Identify each line below containing the string "that" and copy it.

========

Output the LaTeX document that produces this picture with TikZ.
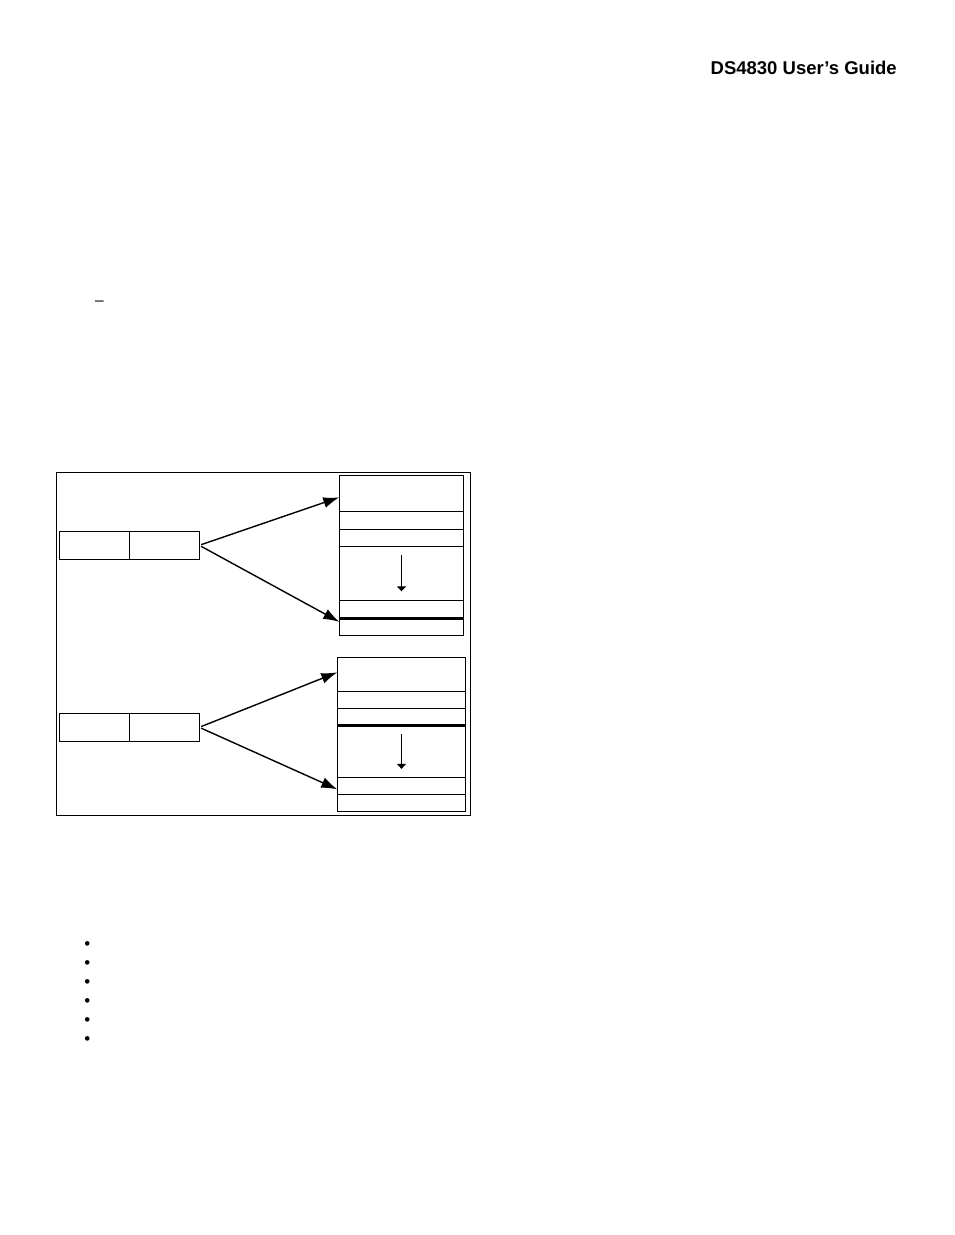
\documentclass[tikz,border=0pt]{standalone}
\usepackage{fontspec}
\setmainfont{Liberation Sans}
\usepackage{tikz}
\usetikzlibrary{positioning}
\usetikzlibrary{calc}
\usetikzlibrary{arrows.meta}
\tikzstyle{reg} = [draw, rectangle, line width=1.4pt, minimum height=28pt, minimum width=70pt, outer sep=0pt, inner sep=0pt]
\tikzstyle{cellA} = [draw, rectangle, line width=1.4pt, minimum width=124.4pt, outer sep=0pt, inner sep=0pt]
\tikzstyle{cellB} = [cellA, minimum width=128.4pt]
\tikzstyle{ptr} = [-{Latex[length=16pt,width=11pt]}, line width=1.4pt, shorten <=2pt]
\tikzstyle{growarrow} = [-{Triangle[length=5pt,width=9pt]}, line width=1.4pt]
\tikzstyle{sep} = [line width=3pt]
\tikzstyle{bul} = [anchor=base, inner sep=0pt, font=\fontsize{17}{20}\selectfont]

\begin{document}
\begin{tikzpicture}[x=1pt,y=-1pt]%[pixel grid of the page]
    \useasboundingbox (0,0) rectangle (954,1235);
    \node [anchor=base east, inner sep=0pt, font=\bfseries\fontsize{18.5}{22}\selectfont] (title) at (897,74) {DS4830 User’s Guide};
    \node [anchor=base west, inner sep=0pt, font=\fontsize{15.6}{18}\selectfont] (dash) at (95,305) {–};

    \node [draw, line width=1.4pt, minimum width=414pt, minimum height=343.4pt, outer sep=0pt] (frame) at (263.7,644) {};

    % upper pointer
    \node [reg] (hiA) at (94.3,545.3) {};
    \node [reg, right=0pt of hiA] (loA) {};
    \node [cellA, minimum height=36pt] (celA1) at (401.5,493.3) {};
    \node [cellA, minimum height=18pt, below=0pt of celA1] (celA2) {};
    \node [cellA, minimum height=17pt, below=0pt of celA2] (celA3) {};
    \node [cellA, minimum height=54pt, below=0pt of celA3] (celA4) {};
    \node [cellA, minimum height=18pt, below=0pt of celA4] (celA5) {};
    \node [cellA, minimum height=17pt, below=0pt of celA5] (celA6) {};
    \draw [sep] (celA5.south west) -- (celA5.south east);
    \draw [growarrow] ([yshift=18pt]celA4.center) -- ([yshift=-18pt]celA4.center);
    \draw [ptr] (loA.east) -- ([yshift=-4pt]celA1.west);
    \draw [ptr] (loA.east) -- ([yshift=5pt]celA6.west);

    % lower pointer
    \node [reg] (hiB) at (94.3,727.3) {};
    \node [reg, right=0pt of hiB] (loB) {};
    \node [cellB, minimum height=34pt] (celB1) at (401.5,674.3) {};
    \node [cellB, minimum height=17pt, below=0pt of celB1] (celB2) {};
    \node [cellB, minimum height=17.5pt, below=0pt of celB2] (celB3) {};
    \node [cellB, minimum height=51.5pt, below=0pt of celB3] (celB4) {};
    \node [cellB, minimum height=17pt, below=0pt of celB4] (celB5) {};
    \node [cellB, minimum height=17pt, below=0pt of celB5] (celB6) {};
    \draw [sep] (celB3.south west) -- (celB3.south east);
    \draw [growarrow] ([yshift=17.3pt]celB4.center) -- ([yshift=-17.3pt]celB4.center);
    \draw [ptr] (loB.east) -- ([yshift=2pt]celB1.west);
    \draw [ptr] (loB.east) -- ([yshift=-3.5pt]celB5.west);

    \foreach \y [count=\i] in {949.8,968.8,987.8,1006.8,1025.8,1044.8}
        \node [bul] (bul\i) at (87.3,\y) {•};
\end{tikzpicture}
\end{document}
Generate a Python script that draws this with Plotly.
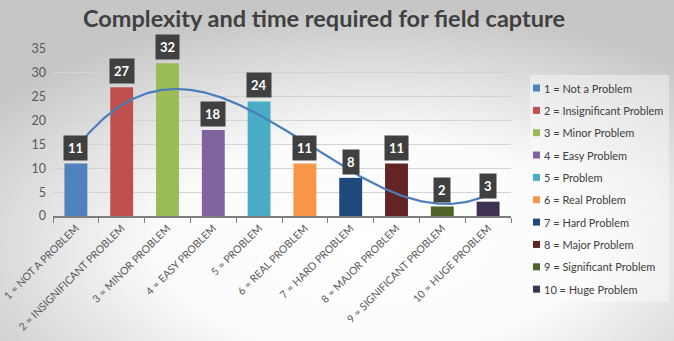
import numpy as np
import plotly.graph_objects as go
import base64

categories = ["1 = NOT A PROBLEM", "2 = INSIGNIFICANT PROBLEM", "3 = MINOR PROBLEM",
              "4 = EASY PROBLEM", "5 = PROBLEM", "6 = REAL PROBLEM", "7 = HARD PROBLEM",
              "8 = MAJOR PROBLEM", "9 = SIGNIFICANT PROBLEM", "10 = HUGE PROBLEM"]
legend_names = ["1 = Not a Problem", "2 = Insignificant Problem", "3 = Minor Problem",
                "4 = Easy Problem", "5 = Problem", "6 = Real Problem", "7 = Hard Problem",
                "8 = Major Problem", "9 = Significant Problem", "10 = Huge Problem"]
values = [11, 27, 32, 18, 24, 11, 8, 11, 2, 3]
colors = ["#4F81BD", "#C0504D", "#9BBB59", "#8064A2", "#4BACC6", "#F79646",
          "#1F497D", "#632523", "#4F6228", "#3F3151"]

# plot area geometry (pixels)
W, H = 674, 341
L, R, T, B = 53, 163, 49, 125
PW, PH = W - L - R, H - T - B


def px(x):
    return (x - L) / PW


def py(y):
    return (H - B - y) / PH


xs = list(range(1, len(values) + 1))
fig = go.Figure()
for i, (x, v, n, c) in enumerate(zip(xs, values, legend_names, colors)):
    fig.add_trace(go.Bar(x=[x], y=[v], name=n, marker=dict(color=c, line=dict(width=0)),
                         width=0.5, showlegend=False, hoverinfo="y"))

# polynomial trendline (order 3) fitted to the data
coef = np.polyfit(xs, values, 3)
xt = np.linspace(1, 10, 200)
fig.add_trace(go.Scatter(x=xt, y=np.polyval(coef, xt), mode="lines",
                         line=dict(color="#4A7EBB", width=2.2),
                         showlegend=False, hoverinfo="skip"))

for x, v in zip(xs, values):
    fig.add_annotation(x=x, y=v, text="<b>%d</b>" % v, showarrow=False, yanchor="bottom",
                       yshift=3, bgcolor="#404040", borderpad=4,
                       font=dict(color="white", size=13, family="Lato"))

# legend drawn manually
shapes = [dict(type="rect", xref="paper", yref="paper", x0=px(530), x1=px(669),
               y0=py(75), y1=py(302), fillcolor="rgba(255,255,255,0.4)",
               line=dict(width=0), layer="below")]
for i, (n, c) in enumerate(zip(legend_names, colors)):
    cy = 88 + i * 22.35
    shapes.append(dict(type="rect", xref="paper", yref="paper", x0=px(533), x1=px(540),
                       y0=py(cy + 3.5), y1=py(cy - 3.5), fillcolor=c, line=dict(width=0)))
    fig.add_annotation(xref="paper", yref="paper", x=px(542), y=py(cy), text=n,
                       showarrow=False, xanchor="left", yanchor="middle",
                       font=dict(size=11, color="#404040", family="Lato"))

svg = """<svg xmlns='http://www.w3.org/2000/svg' width='674' height='341'>
<defs><radialGradient id='g' cx='0.55' cy='0.72' r='0.7' fx='0.55' fy='0.72'>
<stop offset='0' stop-color='#ffffff'/><stop offset='0.45' stop-color='#fbfbfb'/>
<stop offset='1' stop-color='#c6c6c6'/></radialGradient></defs>
<rect width='674' height='341' fill='url(#g)'/></svg>"""
uri = "data:image/svg+xml;base64," + base64.b64encode(svg.encode()).decode()

fig.update_layout(
    width=W, height=H,
    margin=dict(l=L, r=R, t=T, b=B, autoexpand=False),
    paper_bgcolor="#dcdcdc", plot_bgcolor="rgba(0,0,0,0)",
    images=[dict(source=uri, xref="paper", yref="paper", x=-L / PW, y=1 + T / PH,
                 sizex=W / PW, sizey=H / PH, xanchor="left", yanchor="top",
                 sizing="stretch", layer="below")],
    shapes=shapes,
    title=dict(text="<b>Complexity and time required for field capture</b>",
               x=324 / W, xanchor="center", xref="container",
               y=1 - 19 / H, yanchor="middle",
               font=dict(family="Lato", size=23.5, color="#404040")),
    font=dict(family="Lato", color="#595959", size=11),
    showlegend=False,
    bargap=0.5,
)
fig.update_xaxes(range=[0.5, 10.5], tickmode="array", tickvals=xs, ticktext=categories,
                 tickangle=-45, showgrid=False, zeroline=False, showline=True,
                 linecolor="#7f7f7f", linewidth=2, ticks="", automargin=False,
                 ticklabeloverflow="allow",
                 minor=dict(tick0=0.5, dtick=1, ticks="outside", ticklen=5,
                            tickcolor="#7f7f7f", showgrid=False),
                 tickfont=dict(size=10.5, color="#595959"))
fig.update_yaxes(range=[0, 35], dtick=5, showgrid=True, gridcolor="#d4d4d4", gridwidth=1,
                 zeroline=False, showline=False, ticks="", automargin=False,
                 ticklabelstandoff=6,
                 tickfont=dict(size=12.5, color="#595959"))

fig.write_html("out.html")
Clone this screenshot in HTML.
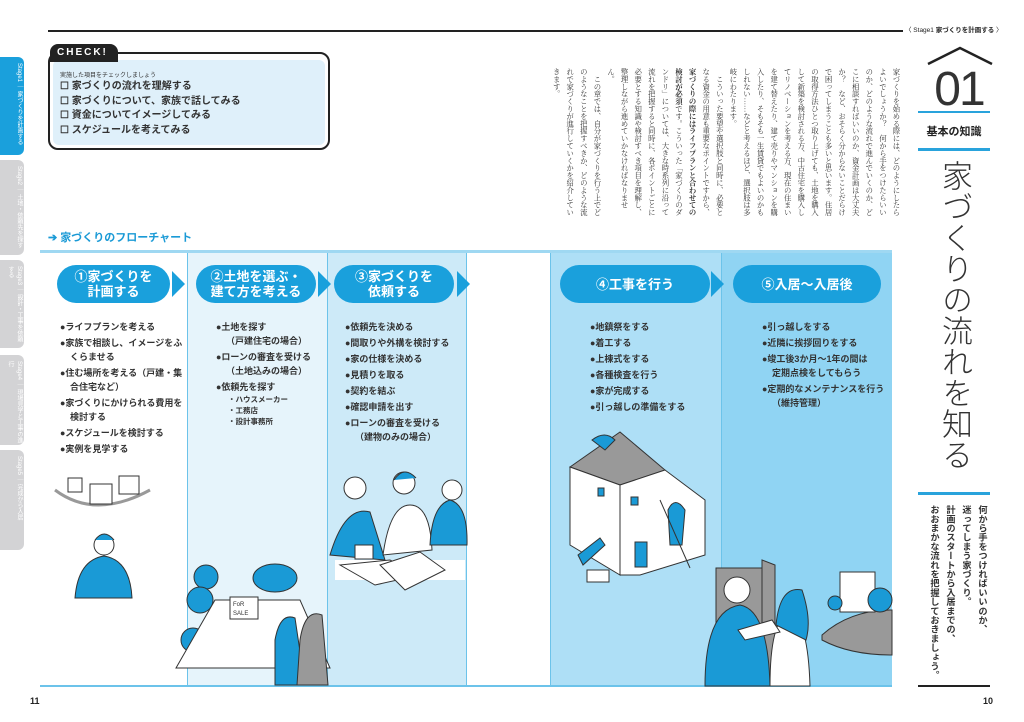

========

◆ Result of the task ◆
Output the LaTeX document that produces this picture with TikZ.
Generate a Python script that draws this with Plotly.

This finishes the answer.